Purinsh's office, which she owns as a “business condo,” remains in its original location in Old Town Plaza, 2501 W. Colorado Ave. Her business is among the few remaining that started with the Small Business Administration (SBA) loan packages that were available through the Old Colorado City development company led by Dave Hughes and Wes Colbrunn in the late '70s and early '80s.
Her location choice exposed another type of discrimination at that time - the common perception that the Westside was a dump. One of a handful of dentists west of I-25 (the numbers have since increased), she remembers “a few derogatory comments when I told people my business was in Old Colorado City. One person said, 'Let me know if the building is still standing in two years.' Now it's really changed. There are more buildings for professionals.”
Being in one place has also been good because “you can see the historical aspects of the community developing,” Purinsh commented.

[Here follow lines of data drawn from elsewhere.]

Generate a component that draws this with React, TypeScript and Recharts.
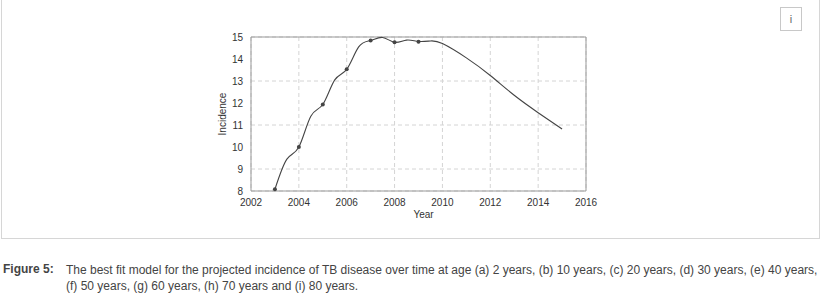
import {
  ComposedChart,
  Line,
  XAxis,
  YAxis,
  CartesianGrid,
  ReferenceArea,
} from "recharts";

// fitted curve
const curveYears = [2003, 2003.5, 2004, 2004.5, 2005, 2005.5, 2006, 2006.5, 2007, 2007.5, 2008, 2008.5, 2009, 2009.5, 2010, 2011, 2012, 2013, 2014, 2015];
const curveValues = [8.08, 9.45, 10.0, 11.4, 11.93, 13.05, 13.53, 14.55, 14.84, 14.98, 14.76, 14.86, 14.8, 14.82, 14.7, 14.05, 13.25, 12.35, 11.56, 10.82];

// observed points
const obsYears = [2003, 2004, 2005, 2006, 2007, 2008, 2009];
const obsValues = [8.08, 10.0, 11.93, 13.53, 14.84, 14.76, 14.78];

const xTicks = [2002, 2004, 2006, 2008, 2010, 2012, 2014, 2016];
const yTicks = [8, 9, 10, 11, 12, 13, 14, 15];

const captionLabel = "Figure 5:";
const captionText =
  "The best fit model for the projected incidence of TB disease over time at age (a) 2 years, (b) 10 years, (c) 20 years, (d) 30 years, (e) 40 years, (f) 50 years, (g) 60 years, (h) 70 years and (i) 80 years.";

const FONT = "'Liberation Sans', Arial, sans-serif";
const INK = "#444";

export default function App() {
  const curve = curveYears.map((year, i) => ({ year, value: curveValues[i] }));
  const obs = obsYears.map((year, i) => ({ year, value: obsValues[i] }));
  const tick = { fill: "#333", fontSize: 10, fontFamily: FONT };

  return (
    <div style={{ position: "absolute", left: 0, top: 0, width: 822, height: 295, background: "#fff", fontFamily: FONT }}>
      <div
        style={{
          position: "absolute",
          left: 1,
          top: -1,
          width: 817,
          height: 239,
          borderLeft: "1px solid #d6d6d6",
          borderRight: "1px solid #d6d6d6",
          borderBottom: "1px solid #d6d6d6",
        }}
      />
      <div
        style={{
          position: "absolute",
          left: 780,
          top: 7,
          width: 22,
          height: 24,
          border: "1px solid #c8c8c8",
          boxSizing: "border-box",
          color: "#666",
          fontSize: 11,
          textAlign: "center",
          lineHeight: "22px",
        }}
      >
        i
      </div>
      <div style={{ position: "absolute", left: 0, top: 0 }}>
        <ComposedChart width={822} height={240} margin={{ top: 37, right: 236, bottom: 29, left: 221 }}>
          <CartesianGrid stroke="#d4d4d4" strokeDasharray="4 3" />
          <XAxis
            type="number"
            dataKey="year"
            domain={[2002, 2016]}
            ticks={xTicks}
            height={20}
            axisLine={false}
            tickLine={false}
            tick={tick}
            tickMargin={2}
            label={({ viewBox }: any) => (
              <text
                x={viewBox.x + viewBox.width / 2 + 5}
                y={viewBox.y + 27}
                textAnchor="middle"
                fill="#333"
                fontSize={10}
                fontFamily={FONT}
              >
                Year
              </text>
            )}
          />
          <YAxis
            type="number"
            dataKey="value"
            domain={[8, 15]}
            ticks={yTicks}
            width={30}
            axisLine={false}
            tickLine={false}
            tick={tick}
            tickMargin={2}
            label={({ viewBox }: any) => {
              const x = viewBox.x + 5;
              const y = viewBox.y + viewBox.height / 2;
              return (
                <text
                  x={x}
                  y={y}
                  transform={`rotate(-90 ${x} ${y})`}
                  textAnchor="middle"
                  fill="#333"
                  fontSize={10}
                  fontFamily={FONT}
                >
                  Incidence
                </text>
              );
            }}
          />
          <ReferenceArea x1={2002} x2={2016} y1={8} y2={15} fill="none" stroke="#999" strokeWidth={1} />
          <Line
            data={curve}
            dataKey="value"
            type="natural"
            stroke={INK}
            strokeWidth={1.1}
            dot={false}
            isAnimationActive={false}
          />
          <Line
            data={obs}
            dataKey="value"
            stroke="none"
            dot={{ r: 2, fill: INK, stroke: "none" }}
            isAnimationActive={false}
          />
        </ComposedChart>
      </div>
      <div style={{ position: "absolute", left: 3, top: 262, fontSize: 12, fontWeight: "bold", color: "#444" }}>
        {captionLabel}
      </div>
      <div
        style={{
          position: "absolute",
          left: 66,
          top: 262,
          width: 756,
          fontSize: 12,
          lineHeight: "16px",
          color: "#444",
        }}
      >
        {captionText}
      </div>
    </div>
  );
}
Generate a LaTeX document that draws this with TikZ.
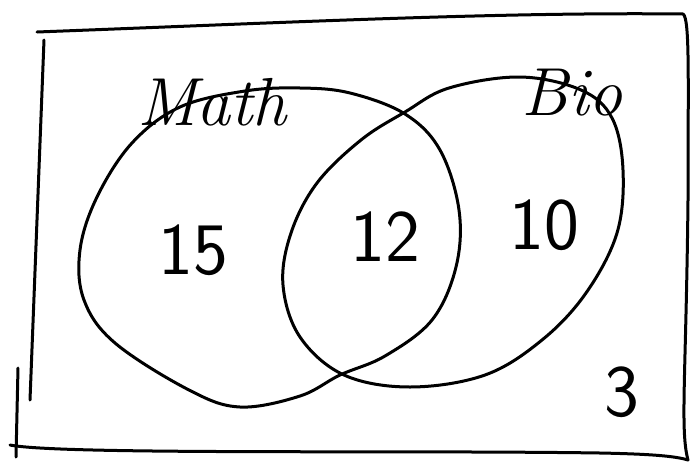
\documentclass[tikz,border=0pt]{standalone}
\begin{document}
\begin{tikzpicture}[x=1pt,y=-1pt,
  pen/.style={line width=3pt, black, line cap=round, line join=round},
  numlabel/.style={font=\fontsize{74}{74}\selectfont\sffamily},
  setlabel/.style={font=\fontsize{68}{68}\selectfont\itshape}]
\useasboundingbox (0,0) rectangle (690,466);
% universe box
\coordinate (tl) at (37,32);
\coordinate (tr) at (683,14);
\coordinate (rb) at (688,460);
\coordinate (lt) at (44,40);
\coordinate (lb) at (30,400);
\coordinate (bl) at (10,445);
\coordinate (t1) at (18,368);
\coordinate (t2) at (16,457);
\draw[pen] (tl) .. controls (300,22) and (500,12) .. (tr) .. controls (690,18) and (688,80) .. (688,200) .. controls (686,380) and (680,430) .. (rb);
\draw[pen] (lt) -- (lb);
\draw[pen] (t1) -- (t2);
\draw[pen] (bl) .. controls (60,455) and (400,450) .. (600,453) .. controls (650,454) and (675,456) .. (rb);
% sets
\draw[pen] plot[smooth cycle, tension=0.6] coordinates {
  (300,88) (350,93) (405,114) (440,150) (459,210) (456,267) (432,320)
  (385,356) (340,375) (300,396) (240,407) (189,390) (115,343) (84,300)
  (80,250) (97,197) (132,143) (180,107) (245,91)};
\draw[pen] plot[smooth cycle, tension=0.6] coordinates {
  (520,77) (581,90) (612,118) (623,170) (617,233) (586,293) (542,340)
  (485,375) (410,387) (344,375) (300,337) (283,285) (291,233) (317,183)
  (361,140) (405,112) (449,88)};
% labels
\node[setlabel] (mlab) at (212,102) {Math};
\node[setlabel] (blab) at (572,93) {Bio};
\node[numlabel] (a) at (193,250) {15};
\node[numlabel] (b) at (385,237) {12};
\node[numlabel] (c) at (544,225) {10};
\node[numlabel] (d) at (622,392) {3};
\end{tikzpicture}
\end{document}
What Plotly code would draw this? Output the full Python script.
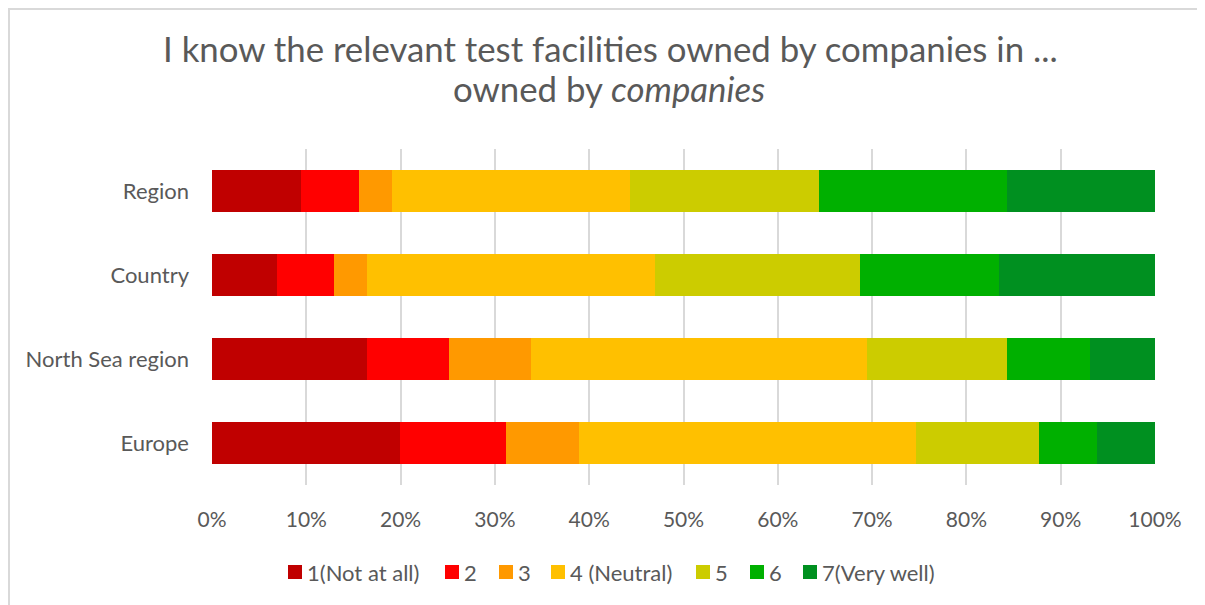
import plotly.graph_objects as go

categories = ["Europe", "North Sea region", "Country", "Region"]
series_names = ["1(Not at all)", "2", "3", "4 (Neutral)", "5", "6", "7(Very well)"]
colors = ["#C00000", "#FF0000", "#FF9900", "#FFC000", "#CCCC00", "#00B000", "#009020"]

s1 = [19.9, 16.4, 6.9, 9.4]
s2 = [11.3, 8.7, 6.0, 6.2]
s3 = [7.7, 8.7, 3.5, 3.5]
s4 = [35.8, 35.7, 30.6, 25.2]
s5 = [13.0, 14.8, 21.7, 20.1]
s6 = [6.2, 8.8, 14.8, 19.9]
s7 = [6.1, 6.9, 16.5, 15.7]
series = [s1, s2, s3, s4, s5, s6, s7]

title_line1 = "I know the relevant test facilities owned by companies in ..."
title_line2 = "owned by <i>companies</i>"

FONT = "Lato, Open Sans, sans-serif"
GRAY = "#595959"

# layout geometry (pixels inside the figure)
W, H = 1197, 597
ML, MR, MT, MB = 204, 50, 141, 120
PW, PH = W - ML - MR, H - MT - MB


def px_x(x):  # figure pixel -> paper x
    return (x - ML) / PW


def px_y(y):  # figure pixel (from top) -> paper y
    return (H - MB - y) / PH


fig = go.Figure()
for name, vals, col in zip(series_names, series, colors):
    fig.add_trace(go.Bar(
        y=categories, x=[v / 100 for v in vals], name=name, orientation="h",
        marker=dict(color=col, line=dict(width=0)), showlegend=False,
    ))

# manual legend (Excel-like compact spacing)
legend_swatch_x = [280, 437, 491, 543, 688, 742, 795]
sw = 14
legend_y_top = 557
shapes = [dict(type="rect", xref="paper", yref="paper",
               x0=px_x(1), x1=px_x(W + 60), y0=px_y(H + 10), y1=px_y(1),
               line=dict(color="#D9D9D9", width=2), layer="below")]
annotations = [
    dict(text=title_line1, xref="paper", yref="paper", x=px_x(602), y=px_y(40.5),
         xanchor="center", yanchor="middle", showarrow=False,
         font=dict(size=34.8, color=GRAY, family=FONT)),
    dict(text=title_line2, xref="paper", yref="paper", x=px_x(601), y=px_y(80.5),
         xanchor="center", yanchor="middle", showarrow=False,
         font=dict(size=34.8, color=GRAY, family=FONT)),
]
for name, col, sx in zip(series_names, colors, legend_swatch_x):
    shapes.append(dict(type="rect", xref="paper", yref="paper",
                       x0=px_x(sx), x1=px_x(sx + sw),
                       y0=px_y(legend_y_top + sw), y1=px_y(legend_y_top),
                       fillcolor=col, line=dict(width=0)))
    annotations.append(dict(text=name, xref="paper", yref="paper",
                            x=px_x(sx + sw + 3), y=px_y(legend_y_top + sw / 2 + 0.5),
                            xanchor="left", yanchor="middle", showarrow=False,
                            font=dict(size=22, color=GRAY, family=FONT)))

fig.update_layout(
    barmode="stack",
    bargap=0.5,
    width=W, height=H,
    paper_bgcolor="white", plot_bgcolor="white",
    font=dict(family=FONT, color=GRAY, size=20),
    margin=dict(l=ML, r=MR, t=MT, b=MB, autoexpand=False),
    showlegend=False,
    xaxis=dict(
        range=[0, 1], tickformat=".0%", dtick=0.1, showgrid=True,
        gridcolor="#D9D9D9", gridwidth=2, zeroline=False, showline=False,
        ticks="", ticklabelstandoff=20, tickfont=dict(size=21, color=GRAY),
    ),
    yaxis=dict(
        showgrid=False, zeroline=False, showline=False, ticks="",
        ticklabelstandoff=22, tickfont=dict(size=22, color=GRAY),
    ),
    annotations=annotations,
    shapes=shapes,
)

fig.write_html("out.html")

She's translated her ever-deepening roots into community service, including a charity effort in the 1990s that raised more than $150,000 in donated dental services. She has been board member and president of the Colorado Springs Dental Society, and has also been active in the Old Colorado City Security & Maintenance District, Organization of Westside Neighbors (OWN), Head Start, Community Health Center, Center on Deafness and Catholic Community Services. “I'm usually on some board somewhere,” she remarked.
Nor does she feel much like slowing down. Told that the article in the Pioneer would be in part an “historical feature,” Purinsh remarked with a grin, “I'm not that old.”